Second question. What degradation? Why is it degrading to be photographed nude? Why is it degrading to be a sexual fantasy? And why should not women or men - choose to be photographed in ways other people might dislike? Liberal feminists might deplore this. Ah well. What a shame.

Next question. What, precisely, is wrong about being a sex object? Is that not an intensely human thing to be? Only humans elevate other humans to iconic states, and some icons, like Madonna, who began her career by posing for extremely intimate nude photographs, revel in that state. That's okay. Other humans become sports icons. I wish to know precisely nothing about the home lives or emotions of the Irish rugby players. I just want to watch them play for Ireland, thank you.

Third question. Laws for dulls cannot be framed with children in mind. Adults drive cars and drink whiskey and fly aeroplanes. Of course children should not see sex magazines. Nor run power stations.

Rape Question

Finally, rape. Like lots of men, rapists indulge in pornography, but that doesn't make them rapists. Rape makes them rapists. Non violent men are not converted into violent men by photographs of naked women.
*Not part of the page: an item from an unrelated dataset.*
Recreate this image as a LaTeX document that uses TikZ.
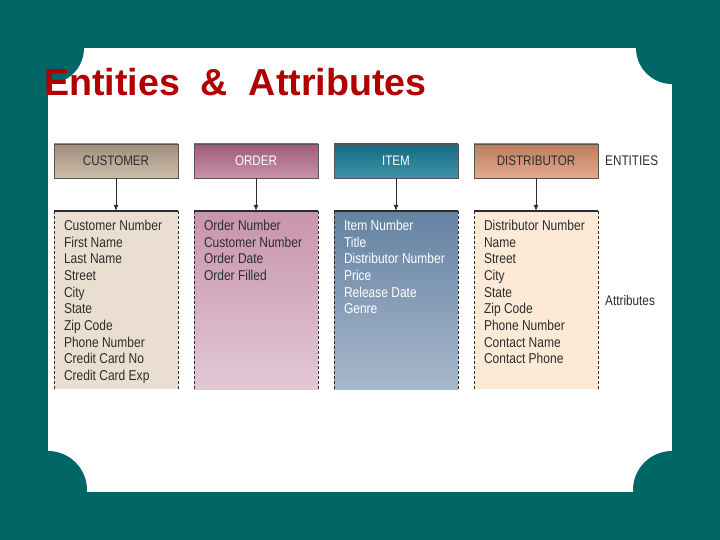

Behind all this, there is the truth that many of our morality prefects think it is quite wicked in some unspecific way that men - and some women - find women's bodies sexually arousing. My advice is: go and see a psychiatrist. You have problems. Just don't write your problems into the laws of the land.

Created Monopoly

These morality prefects have created a monopoly for Playboy. Its rivals are banned by the absurd and nannyistic censorship laws. You don't have to like these magazines; You probably won't. Irrelevant. They are made for adults by adults. Who is to say what free and consenting adults may or may not do? Nobody has to buy or sell these magazines. It's all connected with a grown up concept called freedom.

The effect of our one sided censorship laws has meant that Playboy Enterprises probably cleared a couple of million pounds in profit in Ireland in the past year. The century draws on. It is time to let Irish grown ups be grown up. Happy Birthday, Playboy. Now it's, time to end your monopoly.